▸ **Exercise requirements**
Quote the whole listing exactly. Leave the pictures out of your copy.

□ □ □ □

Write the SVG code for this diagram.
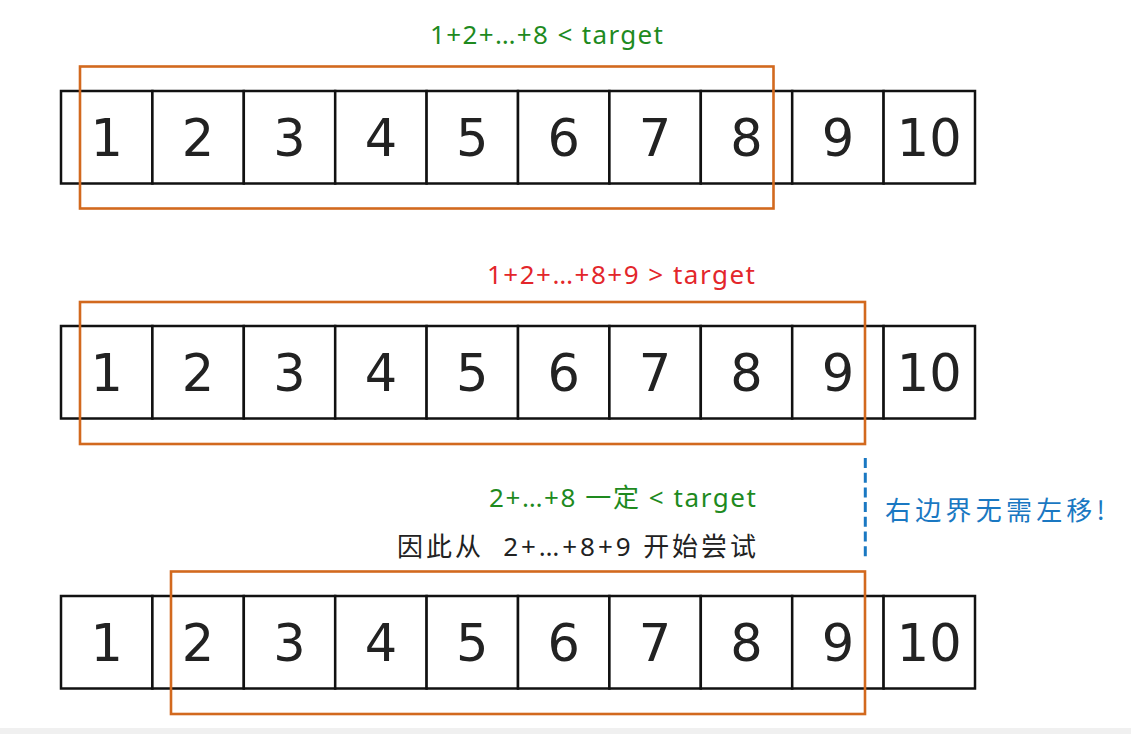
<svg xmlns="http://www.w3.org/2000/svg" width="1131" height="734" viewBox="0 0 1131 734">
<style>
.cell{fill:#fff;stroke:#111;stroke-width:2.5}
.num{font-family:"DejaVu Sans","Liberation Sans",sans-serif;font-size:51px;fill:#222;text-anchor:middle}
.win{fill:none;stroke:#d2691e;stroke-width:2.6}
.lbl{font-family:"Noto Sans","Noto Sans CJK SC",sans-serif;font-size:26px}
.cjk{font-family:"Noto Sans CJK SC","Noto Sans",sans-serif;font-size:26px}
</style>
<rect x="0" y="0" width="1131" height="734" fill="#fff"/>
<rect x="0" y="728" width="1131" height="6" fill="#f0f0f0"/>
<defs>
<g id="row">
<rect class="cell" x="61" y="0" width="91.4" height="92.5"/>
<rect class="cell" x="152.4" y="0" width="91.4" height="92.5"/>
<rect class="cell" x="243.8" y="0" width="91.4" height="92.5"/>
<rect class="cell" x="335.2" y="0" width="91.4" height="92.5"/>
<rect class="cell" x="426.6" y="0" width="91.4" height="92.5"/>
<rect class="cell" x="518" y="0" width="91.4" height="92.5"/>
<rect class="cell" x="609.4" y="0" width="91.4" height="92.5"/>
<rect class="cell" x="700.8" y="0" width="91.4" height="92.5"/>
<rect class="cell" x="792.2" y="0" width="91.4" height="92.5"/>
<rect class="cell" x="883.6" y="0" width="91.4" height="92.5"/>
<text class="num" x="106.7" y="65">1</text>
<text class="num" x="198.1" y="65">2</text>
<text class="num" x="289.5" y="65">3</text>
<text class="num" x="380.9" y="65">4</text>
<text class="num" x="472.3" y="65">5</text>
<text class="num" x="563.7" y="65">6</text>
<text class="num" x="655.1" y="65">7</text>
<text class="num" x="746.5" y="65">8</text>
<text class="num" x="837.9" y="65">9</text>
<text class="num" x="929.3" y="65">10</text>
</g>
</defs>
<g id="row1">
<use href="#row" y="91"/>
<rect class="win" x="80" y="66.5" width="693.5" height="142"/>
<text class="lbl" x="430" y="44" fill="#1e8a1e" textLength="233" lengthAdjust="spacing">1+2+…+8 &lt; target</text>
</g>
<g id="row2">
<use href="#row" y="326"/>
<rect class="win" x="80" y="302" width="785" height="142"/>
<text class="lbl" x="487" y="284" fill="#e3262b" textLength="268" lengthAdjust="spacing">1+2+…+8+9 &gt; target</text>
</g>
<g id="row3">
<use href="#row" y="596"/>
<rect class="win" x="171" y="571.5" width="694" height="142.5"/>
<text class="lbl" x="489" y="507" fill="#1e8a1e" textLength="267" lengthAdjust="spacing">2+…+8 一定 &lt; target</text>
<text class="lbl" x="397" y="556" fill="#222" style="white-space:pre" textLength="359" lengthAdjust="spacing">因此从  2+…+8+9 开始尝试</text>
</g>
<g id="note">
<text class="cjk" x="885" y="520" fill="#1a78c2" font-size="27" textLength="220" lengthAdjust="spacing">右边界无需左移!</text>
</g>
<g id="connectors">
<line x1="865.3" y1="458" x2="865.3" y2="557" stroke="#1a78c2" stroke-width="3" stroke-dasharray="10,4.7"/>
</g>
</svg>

□ □ □ □

▸ **Response to this task**
Write the SVG code for this diagram.
<svg xmlns="http://www.w3.org/2000/svg" width="1131" height="734" viewBox="0 0 1131 734">
<style>
.cell{fill:#fff;stroke:#111;stroke-width:2.5}
.num{font-family:"DejaVu Sans","Liberation Sans",sans-serif;font-size:51px;fill:#222;text-anchor:middle}
.win{fill:none;stroke:#d2691e;stroke-width:2.6}
.lbl{font-family:"Noto Sans","Noto Sans CJK SC",sans-serif;font-size:26px}
.cjk{font-family:"Noto Sans CJK SC","Noto Sans",sans-serif;font-size:26px}
</style>
<rect x="0" y="0" width="1131" height="734" fill="#fff"/>
<rect x="0" y="728" width="1131" height="6" fill="#f0f0f0"/>
<defs>
<g id="row">
<rect class="cell" x="61" y="0" width="91.4" height="92.5"/>
<rect class="cell" x="152.4" y="0" width="91.4" height="92.5"/>
<rect class="cell" x="243.8" y="0" width="91.4" height="92.5"/>
<rect class="cell" x="335.2" y="0" width="91.4" height="92.5"/>
<rect class="cell" x="426.6" y="0" width="91.4" height="92.5"/>
<rect class="cell" x="518" y="0" width="91.4" height="92.5"/>
<rect class="cell" x="609.4" y="0" width="91.4" height="92.5"/>
<rect class="cell" x="700.8" y="0" width="91.4" height="92.5"/>
<rect class="cell" x="792.2" y="0" width="91.4" height="92.5"/>
<rect class="cell" x="883.6" y="0" width="91.4" height="92.5"/>
<text class="num" x="106.7" y="65">1</text>
<text class="num" x="198.1" y="65">2</text>
<text class="num" x="289.5" y="65">3</text>
<text class="num" x="380.9" y="65">4</text>
<text class="num" x="472.3" y="65">5</text>
<text class="num" x="563.7" y="65">6</text>
<text class="num" x="655.1" y="65">7</text>
<text class="num" x="746.5" y="65">8</text>
<text class="num" x="837.9" y="65">9</text>
<text class="num" x="929.3" y="65">10</text>
</g>
</defs>
<g id="row1">
<use href="#row" y="91"/>
<rect class="win" x="80" y="66.5" width="693.5" height="142"/>
<text class="lbl" x="430" y="44" fill="#1e8a1e" textLength="233" lengthAdjust="spacing">1+2+…+8 &lt; target</text>
</g>
<g id="row2">
<use href="#row" y="326"/>
<rect class="win" x="80" y="302" width="785" height="142"/>
<text class="lbl" x="487" y="284" fill="#e3262b" textLength="268" lengthAdjust="spacing">1+2+…+8+9 &gt; target</text>
</g>
<g id="row3">
<use href="#row" y="596"/>
<rect class="win" x="171" y="571.5" width="694" height="142.5"/>
<text class="lbl" x="489" y="507" fill="#1e8a1e" textLength="267" lengthAdjust="spacing">2+…+8 一定 &lt; target</text>
<text class="lbl" x="397" y="556" fill="#222" style="white-space:pre" textLength="359" lengthAdjust="spacing">因此从  2+…+8+9 开始尝试</text>
</g>
<g id="note">
<text class="cjk" x="885" y="520" fill="#1a78c2" font-size="27" textLength="220" lengthAdjust="spacing">右边界无需左移!</text>
</g>
<g id="connectors">
<line x1="865.3" y1="458" x2="865.3" y2="557" stroke="#1a78c2" stroke-width="3" stroke-dasharray="10,4.7"/>
</g>
</svg>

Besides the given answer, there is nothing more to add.